## BEGIN DATASET EXTRACT

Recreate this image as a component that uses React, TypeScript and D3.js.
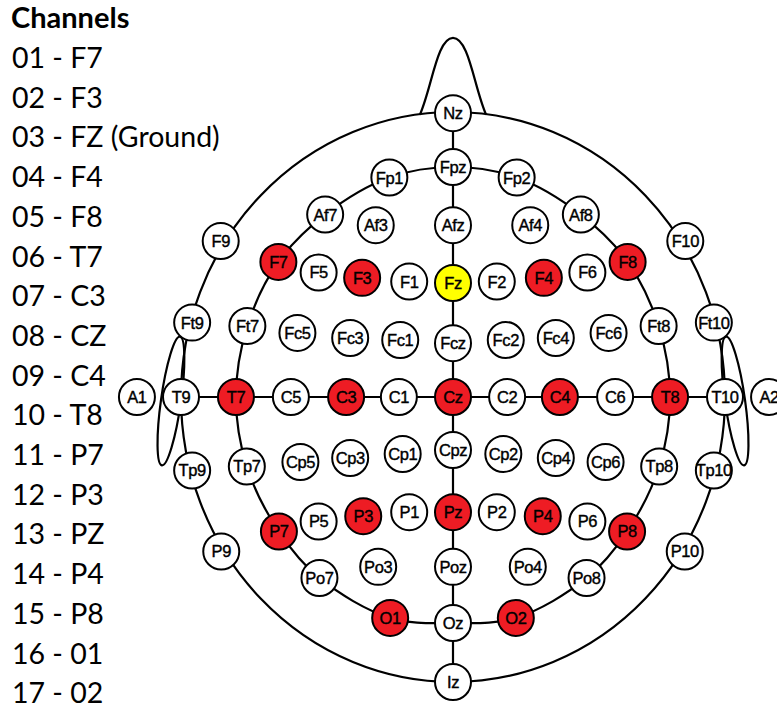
import * as d3 from 'd3';

// recorded channels, in legend order
const channels = [
  'F7', 'F3', 'FZ (Ground)', 'F4', 'F8', 'T7', 'C3', 'CZ', 'C4',
  'T8', 'P7', 'P3', 'PZ', 'P4', 'P8', '01', '02'
];

const activeSites = ['F7', 'F3', 'F4', 'F8', 'T7', 'C3', 'Cz', 'C4', 'T8', 'P7', 'P3', 'Pz', 'P4', 'P8', 'O1', 'O2'];
const groundSite = 'Fz';

// electrode positions in head units: Cz at 0,0, outer ring (Nz, T9, Iz, T10) at radius 1
const electrodes: [string, number, number][] = [
  ['Nz', 0, -0.996], ['Fpz', 0, -0.807], ['Fp1', -0.234, -0.77], ['Fp2', 0.234, -0.77],
  ['Af7', -0.47, -0.64], ['Af3', -0.284, -0.603], ['Afz', 0, -0.603], ['Af4', 0.284, -0.603], ['Af8', 0.47, -0.64],
  ['F9', -0.854, -0.547], ['F7', -0.642, -0.474], ['F5', -0.494, -0.437], ['F3', -0.334, -0.418], ['F1', -0.161, -0.405],
  ['Fz', 0, -0.4], ['F2', 0.161, -0.405], ['F4', 0.334, -0.418], ['F6', 0.494, -0.437], ['F8', 0.642, -0.474], ['F10', 0.854, -0.547],
  ['Ft9', -0.959, -0.261], ['Ft7', -0.756, -0.249], ['Fc5', -0.572, -0.225], ['Fc3', -0.378, -0.207], ['Fc1', -0.194, -0.2],
  ['Fcz', 0, -0.189], ['Fc2', 0.194, -0.2], ['Fc4', 0.378, -0.207], ['Fc6', 0.572, -0.225], ['Ft8', 0.756, -0.249], ['Ft10', 0.959, -0.261],
  ['A1', -1.162, 0], ['T9', -1.0, 0], ['T7', -0.798, 0], ['C5', -0.596, 0], ['C3', -0.393, 0], ['C1', -0.199, 0],
  ['Cz', 0, 0], ['C2', 0.199, 0], ['C4', 0.393, 0], ['C6', 0.596, 0], ['T8', 0.798, 0], ['T10', 1.0, 0], ['A2', 1.162, 0],
  ['Tp9', -0.959, 0.258], ['Tp7', -0.758, 0.244], ['Cp5', -0.561, 0.228], ['Cp3', -0.378, 0.214], ['Cp1', -0.185, 0.2],
  ['Cpz', 0, 0.186], ['Cp2', 0.185, 0.2], ['Cp4', 0.378, 0.214], ['Cp6', 0.561, 0.228], ['Tp8', 0.758, 0.244], ['Tp10', 0.959, 0.258],
  ['P9', -0.852, 0.542], ['P7', -0.64, 0.472], ['P5', -0.494, 0.437], ['P3', -0.33, 0.418], ['P1', -0.161, 0.404],
  ['Pz', 0, 0.404], ['P2', 0.161, 0.404], ['P4', 0.33, 0.418], ['P6', 0.494, 0.437], ['P8', 0.64, 0.472], ['P10', 0.852, 0.542],
  ['Po7', -0.491, 0.635], ['Po3', -0.275, 0.596], ['Poz', 0, 0.596], ['Po4', 0.275, 0.596], ['Po8', 0.491, 0.635],
  ['O1', -0.231, 0.775], ['Oz', 0, 0.793], ['O2', 0.231, 0.775],
  ['Iz', 0, 1.0]
];

const innerRing = ['Fpz', 'Fp2', 'Af8', 'F8', 'Ft8', 'T8', 'Tp8', 'P8', 'Po8', 'O2', 'Oz', 'O1', 'Po7', 'P7', 'Tp7', 'T7', 'Ft7', 'F7', 'Af7', 'Fp1'];
const midline = ['Nz', 'Iz'];
const coronal = ['T9', 'T10'];

const W = 777;
const H = 710;

export default function App() {
  const x = d3.scaleLinear().domain([-1, 1]).range([181, 725]);
  const y = d3.scaleLinear().domain([-1, 1]).range([112, 682]);
  const pos = new Map(electrodes.map(([n, ex, ey]) => [n, [x(ex), y(ey)] as [number, number]]));

  const ring = d3.line().curve(d3.curveCatmullRomClosed.alpha(0.5));
  const innerPath = ring(innerRing.map(n => pos.get(n)!)) || '';

  const cx = x(0);
  const cy = y(0);
  const rx = x(1) - cx;
  const ry = y(1) - cy;

  // nose bump on top of the outer ring
  const nL = x(-0.122), nR = x(0.122), nB = y(-0.99), nTop = y(-1.26);
  const nose = `M${nL},${nB} C${nL + 12},${nB - 27} ${cx - 16},${nTop} ${cx},${nTop} C${cx + 16},${nTop} ${nR - 12},${nB - 27} ${nR},${nB}`;

  const earX = 1.037 * rx;
  const earY = y(0.014);

  const fill = (n: string) => (n === groundSite ? '#ffff00' : activeSites.includes(n) ? '#ee1c24' : '#ffffff');

  const seg = (a: string, b: string) => {
    const [x1, y1] = pos.get(a)!;
    const [x2, y2] = pos.get(b)!;
    return <line x1={x1} y1={y1} x2={x2} y2={y2} />;
  };

  return (
    <svg width={W} height={H} style={{ position: 'absolute', left: 0, top: 0, background: '#fff' }}>
      <g fontFamily="Lato, 'Open Sans', sans-serif" fill="#000">
        <text x={11} y={28} fontSize={29} fontWeight="bold">Channels</text>
        {channels.map((c, i) => (
          <text key={c} x={12} y={68 + i * 39.7} fontSize={28.5}>
            {`${String(i + 1).padStart(2, '0')} - ${c}`}
          </text>
        ))}
      </g>
      <g fill="none" stroke="#000" strokeWidth={2.2}>
        <ellipse cx={cx} cy={cy} rx={rx} ry={ry} />
        <path d={nose} />
        <path d={innerPath} />
        <ellipse cx={0} cy={0} rx={10} ry={65} transform={`translate(${cx - earX},${earY}) rotate(8)`} />
        <ellipse cx={0} cy={0} rx={10} ry={65} transform={`translate(${cx + earX},${earY}) rotate(-8)`} />
        {seg(midline[0], midline[1])}
        {seg(coronal[0], coronal[1])}
      </g>
      <g>
        {electrodes.map(([n]) => {
          const [ex, ey] = pos.get(n)!;
          return (
            <g key={n} transform={`translate(${ex},${ey})`}>
              <circle r={18} fill={fill(n)} stroke="#000" strokeWidth={2} />
              <text
                textAnchor="middle"
                dy="0.36em"
                fontFamily="'Liberation Sans', Arial, sans-serif"
                fontSize={16.5}
                letterSpacing={-0.4}
                fill="#000"
                stroke="#000"
                strokeWidth={0.4}
              >
                {n}
              </text>
            </g>
          );
        })}
      </g>
    </svg>
  );
}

## END DATASET EXTRACT

**EXERCISE:** Only lines belong in the copy: transcribe those from the start of the data through the line that contains "const groundSite = 'Fz';", and skip the pictures.

**RESPONSE TO THE EXERCISE:**
Recreate this image as a component that uses React, TypeScript and D3.js.
import * as d3 from 'd3';

// recorded channels, in legend order
const channels = [
  'F7', 'F3', 'FZ (Ground)', 'F4', 'F8', 'T7', 'C3', 'CZ', 'C4',
  'T8', 'P7', 'P3', 'PZ', 'P4', 'P8', '01', '02'
];

const activeSites = ['F7', 'F3', 'F4', 'F8', 'T7', 'C3', 'Cz', 'C4', 'T8', 'P7', 'P3', 'Pz', 'P4', 'P8', 'O1', 'O2'];
const groundSite = 'Fz';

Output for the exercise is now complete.